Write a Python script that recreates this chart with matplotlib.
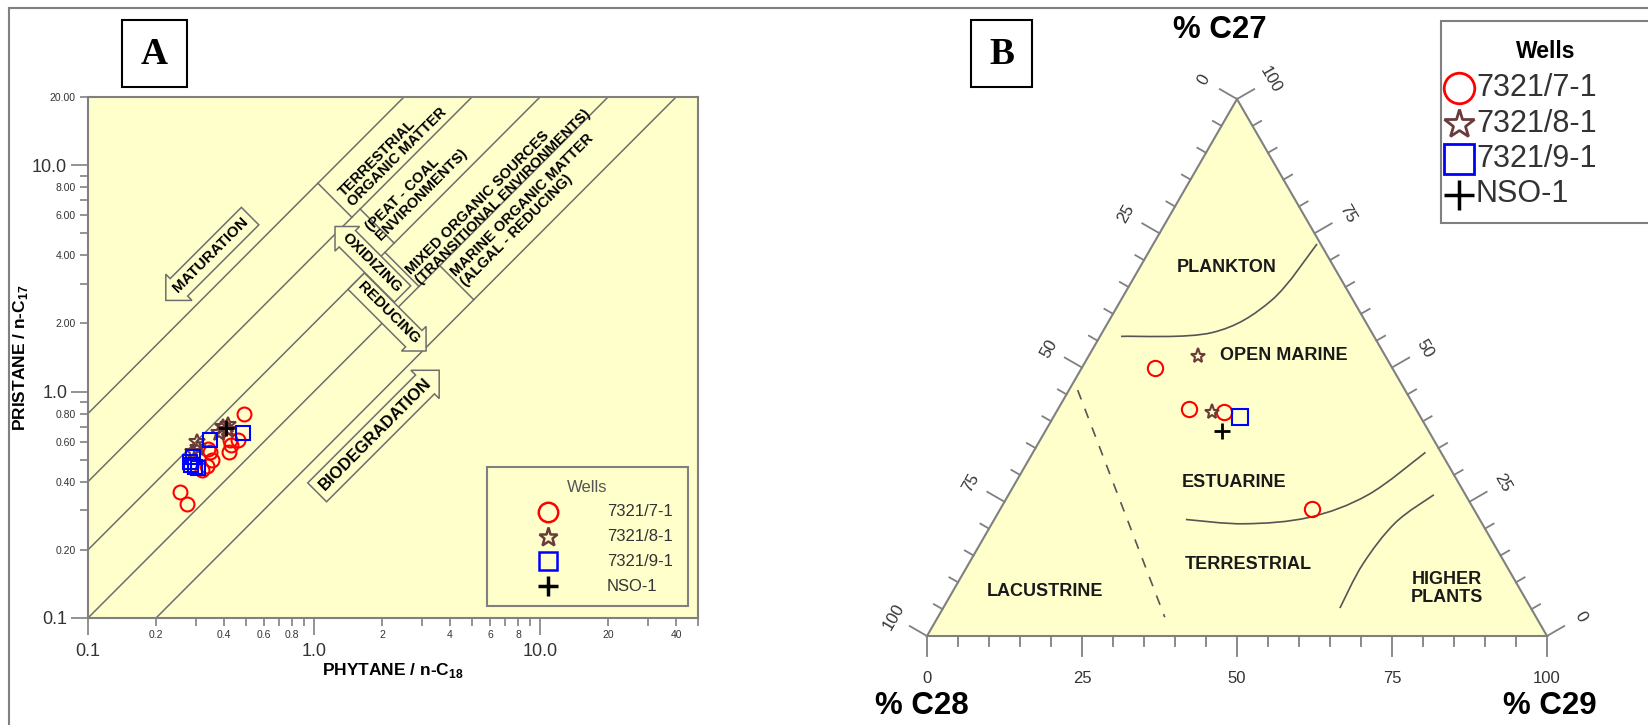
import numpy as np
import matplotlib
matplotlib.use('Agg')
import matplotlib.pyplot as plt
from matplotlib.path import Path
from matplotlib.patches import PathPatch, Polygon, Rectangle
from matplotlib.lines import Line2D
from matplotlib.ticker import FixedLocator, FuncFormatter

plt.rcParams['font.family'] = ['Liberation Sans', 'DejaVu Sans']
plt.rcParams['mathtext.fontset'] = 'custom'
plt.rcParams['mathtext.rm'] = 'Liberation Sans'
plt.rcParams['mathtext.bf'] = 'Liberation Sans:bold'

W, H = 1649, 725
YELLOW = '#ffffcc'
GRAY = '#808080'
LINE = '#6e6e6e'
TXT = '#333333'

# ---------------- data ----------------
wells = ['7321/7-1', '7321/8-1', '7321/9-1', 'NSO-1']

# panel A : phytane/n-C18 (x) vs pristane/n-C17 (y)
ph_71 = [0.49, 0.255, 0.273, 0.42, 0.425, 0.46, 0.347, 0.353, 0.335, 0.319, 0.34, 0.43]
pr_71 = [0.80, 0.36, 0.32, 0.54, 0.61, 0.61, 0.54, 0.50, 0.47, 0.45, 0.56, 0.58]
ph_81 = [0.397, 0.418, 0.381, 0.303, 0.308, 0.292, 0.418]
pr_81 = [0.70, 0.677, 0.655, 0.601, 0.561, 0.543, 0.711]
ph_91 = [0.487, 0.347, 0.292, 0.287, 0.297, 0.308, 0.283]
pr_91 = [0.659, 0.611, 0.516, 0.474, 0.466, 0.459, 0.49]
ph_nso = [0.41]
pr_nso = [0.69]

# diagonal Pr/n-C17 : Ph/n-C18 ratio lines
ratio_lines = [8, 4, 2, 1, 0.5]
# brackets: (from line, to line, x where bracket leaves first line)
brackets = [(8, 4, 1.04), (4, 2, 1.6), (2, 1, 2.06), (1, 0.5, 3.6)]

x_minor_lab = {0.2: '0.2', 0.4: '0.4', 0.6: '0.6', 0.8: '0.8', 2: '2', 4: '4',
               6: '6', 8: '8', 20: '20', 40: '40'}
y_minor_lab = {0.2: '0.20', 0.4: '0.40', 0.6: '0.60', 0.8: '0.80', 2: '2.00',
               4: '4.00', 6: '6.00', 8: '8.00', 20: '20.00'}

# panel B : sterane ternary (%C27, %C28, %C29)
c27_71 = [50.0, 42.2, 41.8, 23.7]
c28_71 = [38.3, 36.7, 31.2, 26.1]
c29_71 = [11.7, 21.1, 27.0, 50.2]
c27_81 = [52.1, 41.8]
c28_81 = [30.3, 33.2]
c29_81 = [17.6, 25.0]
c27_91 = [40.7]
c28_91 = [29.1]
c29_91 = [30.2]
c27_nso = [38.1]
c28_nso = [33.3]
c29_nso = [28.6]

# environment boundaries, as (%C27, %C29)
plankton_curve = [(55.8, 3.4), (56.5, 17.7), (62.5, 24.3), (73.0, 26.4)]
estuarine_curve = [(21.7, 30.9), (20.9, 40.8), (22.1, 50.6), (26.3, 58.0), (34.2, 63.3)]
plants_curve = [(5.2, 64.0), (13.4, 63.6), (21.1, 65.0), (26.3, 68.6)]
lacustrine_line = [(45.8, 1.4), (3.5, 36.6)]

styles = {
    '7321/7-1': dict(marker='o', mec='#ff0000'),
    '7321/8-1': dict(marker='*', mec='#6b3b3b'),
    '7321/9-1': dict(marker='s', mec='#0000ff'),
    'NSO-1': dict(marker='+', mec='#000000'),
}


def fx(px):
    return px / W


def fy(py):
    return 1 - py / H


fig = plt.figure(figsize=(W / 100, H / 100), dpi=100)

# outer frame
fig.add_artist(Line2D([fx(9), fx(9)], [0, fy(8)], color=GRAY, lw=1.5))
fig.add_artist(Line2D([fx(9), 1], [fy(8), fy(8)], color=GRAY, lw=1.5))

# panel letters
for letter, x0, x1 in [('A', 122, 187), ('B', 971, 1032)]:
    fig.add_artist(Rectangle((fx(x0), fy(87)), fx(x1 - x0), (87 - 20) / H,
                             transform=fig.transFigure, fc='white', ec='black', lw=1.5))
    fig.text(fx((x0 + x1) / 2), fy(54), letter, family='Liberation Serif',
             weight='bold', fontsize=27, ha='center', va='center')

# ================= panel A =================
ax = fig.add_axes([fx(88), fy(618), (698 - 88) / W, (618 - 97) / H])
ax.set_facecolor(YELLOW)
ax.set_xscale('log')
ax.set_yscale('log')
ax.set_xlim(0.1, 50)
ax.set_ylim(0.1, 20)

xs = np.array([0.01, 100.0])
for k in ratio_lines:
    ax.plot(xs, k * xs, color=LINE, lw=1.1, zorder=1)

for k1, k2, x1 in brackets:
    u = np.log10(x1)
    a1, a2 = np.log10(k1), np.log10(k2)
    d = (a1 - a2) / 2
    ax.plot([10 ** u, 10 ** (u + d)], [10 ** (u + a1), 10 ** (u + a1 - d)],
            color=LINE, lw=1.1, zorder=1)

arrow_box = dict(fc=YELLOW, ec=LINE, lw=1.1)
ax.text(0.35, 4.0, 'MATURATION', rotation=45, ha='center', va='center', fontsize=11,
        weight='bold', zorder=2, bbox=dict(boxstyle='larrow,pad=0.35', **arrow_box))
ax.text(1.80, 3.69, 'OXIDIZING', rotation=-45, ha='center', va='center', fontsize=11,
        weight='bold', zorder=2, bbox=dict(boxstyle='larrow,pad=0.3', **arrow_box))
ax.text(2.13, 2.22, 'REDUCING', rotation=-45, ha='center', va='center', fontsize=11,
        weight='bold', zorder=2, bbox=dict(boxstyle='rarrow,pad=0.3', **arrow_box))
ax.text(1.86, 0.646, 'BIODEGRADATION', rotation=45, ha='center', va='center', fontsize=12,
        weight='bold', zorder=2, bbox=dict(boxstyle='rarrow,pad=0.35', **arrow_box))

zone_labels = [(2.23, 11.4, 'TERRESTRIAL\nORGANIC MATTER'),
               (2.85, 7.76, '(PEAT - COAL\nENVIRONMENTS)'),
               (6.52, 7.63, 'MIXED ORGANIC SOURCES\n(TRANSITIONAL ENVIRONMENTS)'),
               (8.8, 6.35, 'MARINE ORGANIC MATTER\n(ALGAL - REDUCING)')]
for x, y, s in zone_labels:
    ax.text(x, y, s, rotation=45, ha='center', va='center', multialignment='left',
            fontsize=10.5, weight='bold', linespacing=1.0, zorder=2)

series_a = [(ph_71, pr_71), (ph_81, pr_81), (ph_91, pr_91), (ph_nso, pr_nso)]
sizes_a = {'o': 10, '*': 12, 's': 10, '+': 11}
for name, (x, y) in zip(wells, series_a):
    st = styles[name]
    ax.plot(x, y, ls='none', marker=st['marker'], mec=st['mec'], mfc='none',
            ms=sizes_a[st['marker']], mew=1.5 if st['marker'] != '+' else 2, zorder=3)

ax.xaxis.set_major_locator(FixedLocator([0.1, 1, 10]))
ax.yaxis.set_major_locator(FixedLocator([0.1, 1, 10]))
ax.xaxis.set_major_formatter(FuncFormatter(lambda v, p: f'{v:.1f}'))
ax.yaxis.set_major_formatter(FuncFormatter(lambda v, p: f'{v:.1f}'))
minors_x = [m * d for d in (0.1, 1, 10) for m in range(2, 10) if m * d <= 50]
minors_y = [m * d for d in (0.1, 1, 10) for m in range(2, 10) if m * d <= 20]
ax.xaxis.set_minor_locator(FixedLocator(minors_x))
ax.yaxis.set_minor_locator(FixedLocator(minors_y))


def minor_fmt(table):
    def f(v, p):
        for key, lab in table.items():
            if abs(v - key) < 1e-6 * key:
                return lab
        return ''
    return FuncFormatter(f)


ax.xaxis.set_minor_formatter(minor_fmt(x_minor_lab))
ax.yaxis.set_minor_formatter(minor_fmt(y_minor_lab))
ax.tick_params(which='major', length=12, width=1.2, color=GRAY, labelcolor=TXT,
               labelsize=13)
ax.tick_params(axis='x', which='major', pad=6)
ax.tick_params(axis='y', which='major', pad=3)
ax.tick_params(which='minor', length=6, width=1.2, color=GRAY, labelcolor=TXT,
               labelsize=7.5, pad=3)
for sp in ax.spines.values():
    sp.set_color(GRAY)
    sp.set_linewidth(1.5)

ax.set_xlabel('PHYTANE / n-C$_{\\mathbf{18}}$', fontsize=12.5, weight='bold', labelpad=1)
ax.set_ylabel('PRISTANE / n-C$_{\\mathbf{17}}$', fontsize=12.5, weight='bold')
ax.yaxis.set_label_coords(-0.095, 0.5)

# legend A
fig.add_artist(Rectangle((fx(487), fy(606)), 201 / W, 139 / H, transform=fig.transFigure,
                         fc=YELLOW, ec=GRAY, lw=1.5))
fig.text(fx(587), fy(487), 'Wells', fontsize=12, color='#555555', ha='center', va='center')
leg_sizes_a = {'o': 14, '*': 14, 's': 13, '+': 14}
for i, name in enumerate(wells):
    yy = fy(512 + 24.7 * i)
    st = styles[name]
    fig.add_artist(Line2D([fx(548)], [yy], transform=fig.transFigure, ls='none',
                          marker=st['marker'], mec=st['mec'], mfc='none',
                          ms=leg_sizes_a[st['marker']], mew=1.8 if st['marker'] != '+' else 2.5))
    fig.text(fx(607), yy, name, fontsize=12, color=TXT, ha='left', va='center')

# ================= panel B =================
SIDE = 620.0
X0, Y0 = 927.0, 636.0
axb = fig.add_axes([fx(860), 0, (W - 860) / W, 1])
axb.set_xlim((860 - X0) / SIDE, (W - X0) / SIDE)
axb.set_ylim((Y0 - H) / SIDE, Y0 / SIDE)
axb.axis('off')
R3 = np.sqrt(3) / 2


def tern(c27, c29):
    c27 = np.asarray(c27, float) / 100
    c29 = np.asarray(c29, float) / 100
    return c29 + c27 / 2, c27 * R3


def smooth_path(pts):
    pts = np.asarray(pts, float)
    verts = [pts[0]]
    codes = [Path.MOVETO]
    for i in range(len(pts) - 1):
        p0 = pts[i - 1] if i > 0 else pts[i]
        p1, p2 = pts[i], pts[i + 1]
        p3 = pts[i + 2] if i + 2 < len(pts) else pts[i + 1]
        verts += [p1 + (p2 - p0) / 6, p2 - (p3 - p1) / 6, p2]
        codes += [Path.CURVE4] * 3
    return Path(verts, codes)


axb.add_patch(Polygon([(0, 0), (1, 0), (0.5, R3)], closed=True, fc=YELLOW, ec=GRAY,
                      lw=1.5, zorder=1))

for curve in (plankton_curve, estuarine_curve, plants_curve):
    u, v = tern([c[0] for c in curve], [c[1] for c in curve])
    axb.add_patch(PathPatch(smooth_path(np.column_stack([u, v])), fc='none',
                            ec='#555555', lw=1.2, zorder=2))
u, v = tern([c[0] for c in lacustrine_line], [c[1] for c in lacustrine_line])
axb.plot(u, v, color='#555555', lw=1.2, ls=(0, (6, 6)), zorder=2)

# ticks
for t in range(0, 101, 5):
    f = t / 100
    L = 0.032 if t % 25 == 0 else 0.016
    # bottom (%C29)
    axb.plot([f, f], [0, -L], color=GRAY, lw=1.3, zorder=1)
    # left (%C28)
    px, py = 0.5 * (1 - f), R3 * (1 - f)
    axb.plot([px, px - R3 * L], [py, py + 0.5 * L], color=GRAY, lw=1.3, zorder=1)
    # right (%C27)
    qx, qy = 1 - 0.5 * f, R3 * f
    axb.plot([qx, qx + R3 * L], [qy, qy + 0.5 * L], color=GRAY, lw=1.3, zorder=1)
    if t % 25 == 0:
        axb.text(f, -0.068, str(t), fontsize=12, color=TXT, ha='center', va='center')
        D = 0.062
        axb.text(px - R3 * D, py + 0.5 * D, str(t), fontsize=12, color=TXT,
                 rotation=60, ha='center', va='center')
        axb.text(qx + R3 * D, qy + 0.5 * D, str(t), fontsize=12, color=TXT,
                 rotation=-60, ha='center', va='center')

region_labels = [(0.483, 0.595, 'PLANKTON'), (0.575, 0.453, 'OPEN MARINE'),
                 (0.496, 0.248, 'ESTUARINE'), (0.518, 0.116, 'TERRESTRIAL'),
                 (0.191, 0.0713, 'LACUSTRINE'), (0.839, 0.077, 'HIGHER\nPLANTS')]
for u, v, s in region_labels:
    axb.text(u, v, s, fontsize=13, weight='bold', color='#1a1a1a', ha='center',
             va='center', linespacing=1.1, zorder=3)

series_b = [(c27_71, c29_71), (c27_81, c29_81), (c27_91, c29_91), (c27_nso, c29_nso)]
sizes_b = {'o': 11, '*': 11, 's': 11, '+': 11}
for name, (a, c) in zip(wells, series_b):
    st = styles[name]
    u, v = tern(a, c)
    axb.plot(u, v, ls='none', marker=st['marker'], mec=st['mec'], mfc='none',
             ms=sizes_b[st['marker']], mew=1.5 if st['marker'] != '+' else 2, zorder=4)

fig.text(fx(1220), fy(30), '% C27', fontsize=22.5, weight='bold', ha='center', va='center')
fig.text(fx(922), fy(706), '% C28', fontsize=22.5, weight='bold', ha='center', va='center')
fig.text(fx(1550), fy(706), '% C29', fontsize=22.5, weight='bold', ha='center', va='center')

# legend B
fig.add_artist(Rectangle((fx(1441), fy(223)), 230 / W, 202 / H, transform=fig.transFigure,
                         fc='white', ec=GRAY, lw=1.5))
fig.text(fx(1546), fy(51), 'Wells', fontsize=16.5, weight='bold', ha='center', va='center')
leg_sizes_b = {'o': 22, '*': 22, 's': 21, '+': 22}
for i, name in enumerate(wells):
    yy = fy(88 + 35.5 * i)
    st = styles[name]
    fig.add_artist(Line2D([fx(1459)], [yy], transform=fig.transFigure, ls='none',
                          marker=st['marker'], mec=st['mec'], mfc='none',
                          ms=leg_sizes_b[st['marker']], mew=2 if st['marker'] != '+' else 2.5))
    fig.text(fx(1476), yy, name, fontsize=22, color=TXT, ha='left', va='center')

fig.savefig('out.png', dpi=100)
____________________
## [What the exercise asks]
Return only the lines from the start of the data through the line that contains "c29_nso = [28.6]", please, copying them exactly and omitting all pictures.

## [Output for this exercise]
Write a Python script that recreates this chart with matplotlib.
import numpy as np
import matplotlib
matplotlib.use('Agg')
import matplotlib.pyplot as plt
from matplotlib.path import Path
from matplotlib.patches import PathPatch, Polygon, Rectangle
from matplotlib.lines import Line2D
from matplotlib.ticker import FixedLocator, FuncFormatter

plt.rcParams['font.family'] = ['Liberation Sans', 'DejaVu Sans']
plt.rcParams['mathtext.fontset'] = 'custom'
plt.rcParams['mathtext.rm'] = 'Liberation Sans'
plt.rcParams['mathtext.bf'] = 'Liberation Sans:bold'

W, H = 1649, 725
YELLOW = '#ffffcc'
GRAY = '#808080'
LINE = '#6e6e6e'
TXT = '#333333'

# ---------------- data ----------------
wells = ['7321/7-1', '7321/8-1', '7321/9-1', 'NSO-1']

# panel A : phytane/n-C18 (x) vs pristane/n-C17 (y)
ph_71 = [0.49, 0.255, 0.273, 0.42, 0.425, 0.46, 0.347, 0.353, 0.335, 0.319, 0.34, 0.43]
pr_71 = [0.80, 0.36, 0.32, 0.54, 0.61, 0.61, 0.54, 0.50, 0.47, 0.45, 0.56, 0.58]
ph_81 = [0.397, 0.418, 0.381, 0.303, 0.308, 0.292, 0.418]
pr_81 = [0.70, 0.677, 0.655, 0.601, 0.561, 0.543, 0.711]
ph_91 = [0.487, 0.347, 0.292, 0.287, 0.297, 0.308, 0.283]
pr_91 = [0.659, 0.611, 0.516, 0.474, 0.466, 0.459, 0.49]
ph_nso = [0.41]
pr_nso = [0.69]

# diagonal Pr/n-C17 : Ph/n-C18 ratio lines
ratio_lines = [8, 4, 2, 1, 0.5]
# brackets: (from line, to line, x where bracket leaves first line)
brackets = [(8, 4, 1.04), (4, 2, 1.6), (2, 1, 2.06), (1, 0.5, 3.6)]

x_minor_lab = {0.2: '0.2', 0.4: '0.4', 0.6: '0.6', 0.8: '0.8', 2: '2', 4: '4',
               6: '6', 8: '8', 20: '20', 40: '40'}
y_minor_lab = {0.2: '0.20', 0.4: '0.40', 0.6: '0.60', 0.8: '0.80', 2: '2.00',
               4: '4.00', 6: '6.00', 8: '8.00', 20: '20.00'}

# panel B : sterane ternary (%C27, %C28, %C29)
c27_71 = [50.0, 42.2, 41.8, 23.7]
c28_71 = [38.3, 36.7, 31.2, 26.1]
c29_71 = [11.7, 21.1, 27.0, 50.2]
c27_81 = [52.1, 41.8]
c28_81 = [30.3, 33.2]
c29_81 = [17.6, 25.0]
c27_91 = [40.7]
c28_91 = [29.1]
c29_91 = [30.2]
c27_nso = [38.1]
c28_nso = [33.3]
c29_nso = [28.6]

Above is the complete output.